INSTRUCTION: Your copy should be exact, beginning at the line containing "What matplotlib code" and ending at the line containing "plt.rcParams['mathtext.it'] = 'Liberation", with both lines kept and every picture dropped.

SUPPLIED RECORDS:
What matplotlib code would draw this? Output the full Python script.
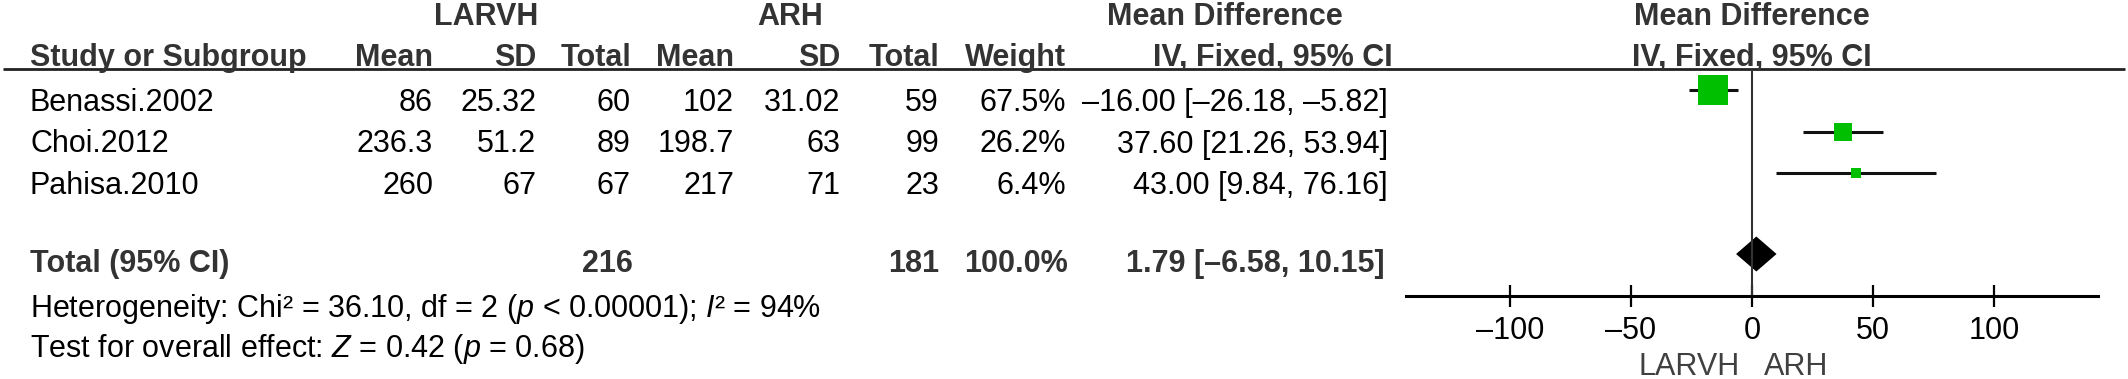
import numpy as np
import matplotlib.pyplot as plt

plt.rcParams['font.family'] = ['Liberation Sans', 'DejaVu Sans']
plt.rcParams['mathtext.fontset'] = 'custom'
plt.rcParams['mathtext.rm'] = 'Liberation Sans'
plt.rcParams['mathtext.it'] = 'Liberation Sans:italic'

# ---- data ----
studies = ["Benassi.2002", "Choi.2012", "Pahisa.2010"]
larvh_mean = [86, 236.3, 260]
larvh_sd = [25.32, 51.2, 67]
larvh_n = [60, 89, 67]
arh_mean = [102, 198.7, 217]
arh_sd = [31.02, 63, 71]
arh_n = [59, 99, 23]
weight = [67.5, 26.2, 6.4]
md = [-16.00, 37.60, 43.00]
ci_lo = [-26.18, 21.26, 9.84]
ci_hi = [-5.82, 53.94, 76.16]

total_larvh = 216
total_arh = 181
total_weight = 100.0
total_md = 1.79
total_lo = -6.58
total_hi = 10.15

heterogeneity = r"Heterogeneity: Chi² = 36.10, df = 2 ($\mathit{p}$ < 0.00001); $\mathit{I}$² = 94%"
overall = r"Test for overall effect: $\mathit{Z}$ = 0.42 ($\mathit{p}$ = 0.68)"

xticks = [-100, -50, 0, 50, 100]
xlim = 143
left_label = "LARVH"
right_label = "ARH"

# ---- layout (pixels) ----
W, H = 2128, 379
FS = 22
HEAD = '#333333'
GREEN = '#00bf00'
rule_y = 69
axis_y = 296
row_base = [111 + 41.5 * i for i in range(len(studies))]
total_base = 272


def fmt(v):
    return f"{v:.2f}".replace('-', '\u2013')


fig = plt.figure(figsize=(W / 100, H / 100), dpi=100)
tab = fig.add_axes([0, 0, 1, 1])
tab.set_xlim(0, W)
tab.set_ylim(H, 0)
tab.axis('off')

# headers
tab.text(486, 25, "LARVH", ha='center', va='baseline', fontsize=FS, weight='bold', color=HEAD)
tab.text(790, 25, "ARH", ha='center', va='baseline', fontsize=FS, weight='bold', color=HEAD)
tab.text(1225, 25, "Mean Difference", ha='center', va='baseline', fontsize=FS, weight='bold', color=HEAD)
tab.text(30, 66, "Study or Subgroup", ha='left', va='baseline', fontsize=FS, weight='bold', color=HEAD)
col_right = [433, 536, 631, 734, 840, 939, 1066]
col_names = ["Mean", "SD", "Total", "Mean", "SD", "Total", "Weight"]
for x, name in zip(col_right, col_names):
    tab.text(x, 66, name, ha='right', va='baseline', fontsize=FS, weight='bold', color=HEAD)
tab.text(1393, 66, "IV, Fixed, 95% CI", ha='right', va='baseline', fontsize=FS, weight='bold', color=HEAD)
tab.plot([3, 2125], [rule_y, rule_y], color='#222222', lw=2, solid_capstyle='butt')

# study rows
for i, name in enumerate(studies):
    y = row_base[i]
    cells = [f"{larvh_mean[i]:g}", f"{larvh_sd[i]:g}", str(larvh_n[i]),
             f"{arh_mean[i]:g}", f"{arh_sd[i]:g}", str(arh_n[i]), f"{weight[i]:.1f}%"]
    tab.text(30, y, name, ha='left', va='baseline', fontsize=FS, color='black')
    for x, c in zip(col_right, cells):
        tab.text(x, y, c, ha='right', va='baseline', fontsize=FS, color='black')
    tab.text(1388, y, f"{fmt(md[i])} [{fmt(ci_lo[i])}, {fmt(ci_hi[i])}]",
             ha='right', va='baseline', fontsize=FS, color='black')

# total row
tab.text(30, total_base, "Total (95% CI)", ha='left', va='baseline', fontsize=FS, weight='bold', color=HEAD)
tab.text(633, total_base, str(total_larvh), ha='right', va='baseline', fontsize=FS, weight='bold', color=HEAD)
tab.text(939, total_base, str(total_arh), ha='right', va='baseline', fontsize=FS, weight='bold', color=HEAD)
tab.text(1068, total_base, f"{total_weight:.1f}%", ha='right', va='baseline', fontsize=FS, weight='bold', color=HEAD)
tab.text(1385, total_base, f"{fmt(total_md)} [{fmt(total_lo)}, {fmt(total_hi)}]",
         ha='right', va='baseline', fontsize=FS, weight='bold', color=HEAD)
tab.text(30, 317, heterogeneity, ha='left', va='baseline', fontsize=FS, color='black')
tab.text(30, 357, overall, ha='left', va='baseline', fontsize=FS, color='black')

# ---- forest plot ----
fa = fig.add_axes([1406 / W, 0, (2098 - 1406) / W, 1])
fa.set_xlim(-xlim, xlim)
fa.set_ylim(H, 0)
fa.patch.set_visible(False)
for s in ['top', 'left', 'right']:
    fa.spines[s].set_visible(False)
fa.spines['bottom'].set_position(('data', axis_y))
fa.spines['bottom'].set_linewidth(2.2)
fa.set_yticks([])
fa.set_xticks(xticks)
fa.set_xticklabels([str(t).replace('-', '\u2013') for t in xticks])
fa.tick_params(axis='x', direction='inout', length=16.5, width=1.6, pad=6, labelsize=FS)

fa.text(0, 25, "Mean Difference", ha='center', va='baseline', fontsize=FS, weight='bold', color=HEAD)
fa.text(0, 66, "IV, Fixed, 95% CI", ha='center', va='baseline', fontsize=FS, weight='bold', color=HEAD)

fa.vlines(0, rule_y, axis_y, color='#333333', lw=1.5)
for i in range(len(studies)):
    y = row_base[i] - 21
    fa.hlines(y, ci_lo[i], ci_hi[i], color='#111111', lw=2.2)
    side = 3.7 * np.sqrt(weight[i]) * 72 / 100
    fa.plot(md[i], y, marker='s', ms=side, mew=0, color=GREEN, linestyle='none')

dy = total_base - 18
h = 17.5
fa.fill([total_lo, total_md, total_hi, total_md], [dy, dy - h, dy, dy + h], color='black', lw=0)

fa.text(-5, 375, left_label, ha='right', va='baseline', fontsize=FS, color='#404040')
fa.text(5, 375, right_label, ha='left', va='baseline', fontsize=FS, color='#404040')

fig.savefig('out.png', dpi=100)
==
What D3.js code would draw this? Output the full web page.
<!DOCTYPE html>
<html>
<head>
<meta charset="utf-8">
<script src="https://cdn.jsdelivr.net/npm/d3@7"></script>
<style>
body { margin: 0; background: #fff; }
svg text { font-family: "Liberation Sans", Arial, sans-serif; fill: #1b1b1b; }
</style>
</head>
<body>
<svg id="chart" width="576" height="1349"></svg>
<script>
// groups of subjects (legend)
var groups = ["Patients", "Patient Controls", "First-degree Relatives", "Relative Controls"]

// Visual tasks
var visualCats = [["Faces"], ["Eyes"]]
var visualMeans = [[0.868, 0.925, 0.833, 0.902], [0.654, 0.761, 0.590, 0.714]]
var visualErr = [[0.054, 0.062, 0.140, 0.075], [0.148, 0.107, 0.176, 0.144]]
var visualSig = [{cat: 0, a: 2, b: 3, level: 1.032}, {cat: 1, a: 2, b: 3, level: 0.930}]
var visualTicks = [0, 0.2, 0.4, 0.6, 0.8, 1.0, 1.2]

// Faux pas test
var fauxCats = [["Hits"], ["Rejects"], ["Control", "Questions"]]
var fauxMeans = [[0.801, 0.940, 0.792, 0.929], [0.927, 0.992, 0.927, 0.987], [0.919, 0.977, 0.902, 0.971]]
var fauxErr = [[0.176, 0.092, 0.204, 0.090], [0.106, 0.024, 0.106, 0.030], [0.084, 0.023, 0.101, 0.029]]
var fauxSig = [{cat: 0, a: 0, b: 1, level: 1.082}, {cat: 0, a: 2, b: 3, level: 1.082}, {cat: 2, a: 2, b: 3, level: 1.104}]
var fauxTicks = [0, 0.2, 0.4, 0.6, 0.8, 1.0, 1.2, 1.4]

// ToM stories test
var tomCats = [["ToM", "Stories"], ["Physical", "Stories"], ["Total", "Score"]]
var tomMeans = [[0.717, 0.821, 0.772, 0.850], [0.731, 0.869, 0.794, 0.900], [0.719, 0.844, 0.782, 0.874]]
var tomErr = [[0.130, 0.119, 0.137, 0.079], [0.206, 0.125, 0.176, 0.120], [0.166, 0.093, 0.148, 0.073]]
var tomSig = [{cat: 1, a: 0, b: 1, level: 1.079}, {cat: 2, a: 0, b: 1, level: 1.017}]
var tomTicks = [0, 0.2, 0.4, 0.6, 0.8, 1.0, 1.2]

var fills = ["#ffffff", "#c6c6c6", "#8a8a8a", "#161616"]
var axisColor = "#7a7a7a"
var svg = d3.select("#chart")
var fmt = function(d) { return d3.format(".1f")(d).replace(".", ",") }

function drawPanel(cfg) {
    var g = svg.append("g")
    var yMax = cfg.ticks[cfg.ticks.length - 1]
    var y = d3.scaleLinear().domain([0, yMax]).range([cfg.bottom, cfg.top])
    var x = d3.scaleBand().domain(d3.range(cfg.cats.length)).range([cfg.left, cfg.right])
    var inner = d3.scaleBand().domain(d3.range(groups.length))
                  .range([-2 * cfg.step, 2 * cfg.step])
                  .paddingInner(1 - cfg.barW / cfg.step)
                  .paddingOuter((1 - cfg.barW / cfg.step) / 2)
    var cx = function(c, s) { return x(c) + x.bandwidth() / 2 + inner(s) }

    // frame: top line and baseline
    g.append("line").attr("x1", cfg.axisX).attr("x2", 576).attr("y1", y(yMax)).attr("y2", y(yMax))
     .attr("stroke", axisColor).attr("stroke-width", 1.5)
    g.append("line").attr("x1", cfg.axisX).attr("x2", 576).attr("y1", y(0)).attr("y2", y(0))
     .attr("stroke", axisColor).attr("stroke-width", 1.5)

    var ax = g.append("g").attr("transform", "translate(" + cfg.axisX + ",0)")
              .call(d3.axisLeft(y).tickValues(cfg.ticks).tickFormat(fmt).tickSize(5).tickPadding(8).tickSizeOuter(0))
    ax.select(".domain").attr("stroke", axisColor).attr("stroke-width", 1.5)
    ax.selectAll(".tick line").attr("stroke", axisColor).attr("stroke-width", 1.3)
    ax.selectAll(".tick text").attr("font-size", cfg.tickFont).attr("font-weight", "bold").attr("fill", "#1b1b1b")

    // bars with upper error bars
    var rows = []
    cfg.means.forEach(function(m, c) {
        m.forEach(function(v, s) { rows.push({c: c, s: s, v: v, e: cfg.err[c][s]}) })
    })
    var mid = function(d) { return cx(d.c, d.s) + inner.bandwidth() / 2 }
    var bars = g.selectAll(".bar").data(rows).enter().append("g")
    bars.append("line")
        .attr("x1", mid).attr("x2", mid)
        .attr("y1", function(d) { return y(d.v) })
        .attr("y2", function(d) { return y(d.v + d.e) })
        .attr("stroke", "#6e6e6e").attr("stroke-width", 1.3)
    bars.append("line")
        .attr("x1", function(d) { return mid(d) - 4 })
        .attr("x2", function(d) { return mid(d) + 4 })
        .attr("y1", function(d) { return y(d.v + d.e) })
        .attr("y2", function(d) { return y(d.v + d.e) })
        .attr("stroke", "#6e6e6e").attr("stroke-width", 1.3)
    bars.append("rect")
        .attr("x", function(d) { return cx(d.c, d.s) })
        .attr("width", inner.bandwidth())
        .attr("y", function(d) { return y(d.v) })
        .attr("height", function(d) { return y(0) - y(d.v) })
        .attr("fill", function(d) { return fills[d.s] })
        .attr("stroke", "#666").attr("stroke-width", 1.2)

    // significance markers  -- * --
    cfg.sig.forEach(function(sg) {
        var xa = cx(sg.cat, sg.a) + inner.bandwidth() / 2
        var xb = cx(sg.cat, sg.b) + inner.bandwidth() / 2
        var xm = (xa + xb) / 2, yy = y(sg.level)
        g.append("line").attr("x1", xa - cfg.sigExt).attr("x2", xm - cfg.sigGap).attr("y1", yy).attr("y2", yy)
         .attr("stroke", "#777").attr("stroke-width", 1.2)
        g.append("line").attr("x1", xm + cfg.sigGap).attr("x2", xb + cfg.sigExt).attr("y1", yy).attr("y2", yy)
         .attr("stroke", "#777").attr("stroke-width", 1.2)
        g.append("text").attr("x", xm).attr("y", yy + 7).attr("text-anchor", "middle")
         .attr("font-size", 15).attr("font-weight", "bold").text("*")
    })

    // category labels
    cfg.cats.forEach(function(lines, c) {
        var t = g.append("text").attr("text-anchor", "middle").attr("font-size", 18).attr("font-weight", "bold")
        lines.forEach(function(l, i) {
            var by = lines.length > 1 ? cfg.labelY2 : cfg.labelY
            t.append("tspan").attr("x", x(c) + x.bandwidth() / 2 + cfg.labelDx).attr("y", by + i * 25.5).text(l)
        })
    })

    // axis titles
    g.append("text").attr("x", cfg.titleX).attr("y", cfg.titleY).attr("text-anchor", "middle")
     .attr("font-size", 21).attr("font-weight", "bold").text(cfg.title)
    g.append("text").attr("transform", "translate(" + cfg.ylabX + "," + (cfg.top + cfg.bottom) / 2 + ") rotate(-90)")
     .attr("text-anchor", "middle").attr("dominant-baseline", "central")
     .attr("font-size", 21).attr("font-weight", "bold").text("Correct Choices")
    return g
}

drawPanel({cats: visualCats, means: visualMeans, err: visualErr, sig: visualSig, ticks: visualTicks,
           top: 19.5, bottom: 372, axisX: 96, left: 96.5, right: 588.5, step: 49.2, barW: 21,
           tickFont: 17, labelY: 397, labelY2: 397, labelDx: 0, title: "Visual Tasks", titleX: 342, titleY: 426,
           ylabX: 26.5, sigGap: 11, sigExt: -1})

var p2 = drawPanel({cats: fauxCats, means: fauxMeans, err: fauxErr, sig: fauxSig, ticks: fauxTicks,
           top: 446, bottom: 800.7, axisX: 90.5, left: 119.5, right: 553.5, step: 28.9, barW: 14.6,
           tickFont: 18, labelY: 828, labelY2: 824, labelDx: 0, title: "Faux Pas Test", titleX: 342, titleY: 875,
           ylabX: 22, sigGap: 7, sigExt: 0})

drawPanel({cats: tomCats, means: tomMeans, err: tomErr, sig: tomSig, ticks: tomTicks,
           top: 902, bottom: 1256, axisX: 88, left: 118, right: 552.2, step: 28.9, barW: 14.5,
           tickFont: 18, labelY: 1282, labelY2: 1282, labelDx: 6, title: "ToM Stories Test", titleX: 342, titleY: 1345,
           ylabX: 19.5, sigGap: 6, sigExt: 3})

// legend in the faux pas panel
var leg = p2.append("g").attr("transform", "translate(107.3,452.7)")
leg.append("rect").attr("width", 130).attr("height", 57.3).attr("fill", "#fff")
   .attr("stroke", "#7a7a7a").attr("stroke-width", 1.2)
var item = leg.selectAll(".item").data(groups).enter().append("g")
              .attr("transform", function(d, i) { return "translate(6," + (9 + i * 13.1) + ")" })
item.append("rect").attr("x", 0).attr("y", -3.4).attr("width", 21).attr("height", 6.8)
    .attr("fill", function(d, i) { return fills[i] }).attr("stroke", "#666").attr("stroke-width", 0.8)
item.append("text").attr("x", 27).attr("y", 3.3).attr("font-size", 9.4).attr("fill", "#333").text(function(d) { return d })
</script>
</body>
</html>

RESULT OF THE TASK:
What matplotlib code would draw this? Output the full Python script.
import numpy as np
import matplotlib.pyplot as plt

plt.rcParams['font.family'] = ['Liberation Sans', 'DejaVu Sans']
plt.rcParams['mathtext.fontset'] = 'custom'
plt.rcParams['mathtext.rm'] = 'Liberation Sans'
plt.rcParams['mathtext.it'] = 'Liberation Sans:italic'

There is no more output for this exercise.